Given exercise
Images should be left out, and everything else in the listing reproduced exactly.

*** Source material

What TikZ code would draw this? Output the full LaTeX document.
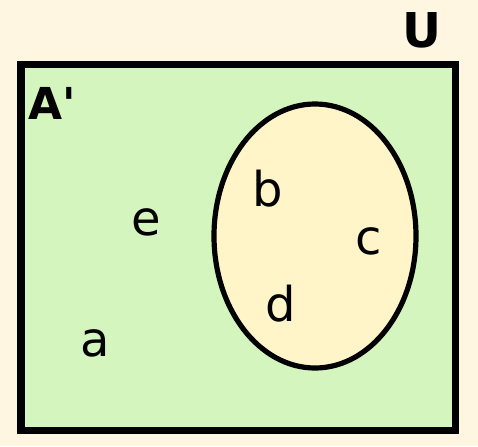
\documentclass[tikz,border=0pt]{standalone}
\usepackage{fontspec}
\setmainfont{DejaVu Sans}
\definecolor{paper}{RGB}{254,246,224}
\definecolor{leaf}{RGB}{212,245,190}
\definecolor{cream}{RGB}{255,245,200}
\tikzset{
  setline/.style={draw=black, line width=3.5pt},
  elem/.style={font=\fontsize{24}{28}\selectfont, inner sep=0pt},
  setname/.style={font=\fontsize{24}{28}\selectfont\bfseries, inner sep=0pt}
}
\begin{document}
\begin{tikzpicture}[x=0.5pt,y=-0.5pt]
        \fill[paper] (0,0) rectangle (478,446);
        \useasboundingbox (0,0) rectangle (478,446);

        \draw[setline, fill=leaf] (21,64) rectangle (455,430);
        \draw[setline, line width=2.6pt, fill=cream] (315,236) ellipse [x radius=101, y radius=132];

        \node[setname] (u) at (422,30) {U};
        \node[setname, font=\fontsize{22}{26}\selectfont\bfseries] (acomp) at (52,103) {A\textquotesingle};

        \node[elem] (e) at (146,222) {e};
        \node[elem] (a) at (95,343) {a};
        \node[elem] (b) at (268,189) {b};
        \node[elem] (c) at (369,241) {c};
        \node[elem] (d) at (281,304) {d};
    \end{tikzpicture}
\end{document}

******

The result
What TikZ code would draw this? Output the full LaTeX document.
\documentclass[tikz,border=0pt]{standalone}
\usepackage{fontspec}
\setmainfont{DejaVu Sans}
\definecolor{paper}{RGB}{254,246,224}
\definecolor{leaf}{RGB}{212,245,190}
\definecolor{cream}{RGB}{255,245,200}
\tikzset{
  setline/.style={draw=black, line width=3.5pt},
  elem/.style={font=\fontsize{24}{28}\selectfont, inner sep=0pt},
  setname/.style={font=\fontsize{24}{28}\selectfont\bfseries, inner sep=0pt}
}
\begin{document}
\begin{tikzpicture}[x=0.5pt,y=-0.5pt]
        \fill[paper] (0,0) rectangle (478,446);
        \useasboundingbox (0,0) rectangle (478,446);

        \draw[setline, fill=leaf] (21,64) rectangle (455,430);
        \draw[setline, line width=2.6pt, fill=cream] (315,236) ellipse [x radius=101, y radius=132];

        \node[setname] (u) at (422,30) {U};
        \node[setname, font=\fontsize{22}{26}\selectfont\bfseries] (acomp) at (52,103) {A\textquotesingle};

        \node[elem] (e) at (146,222) {e};
        \node[elem] (a) at (95,343) {a};
        \node[elem] (b) at (268,189) {b};
        \node[elem] (c) at (369,241) {c};
        \node[elem] (d) at (281,304) {d};
    \end{tikzpicture}
\end{document}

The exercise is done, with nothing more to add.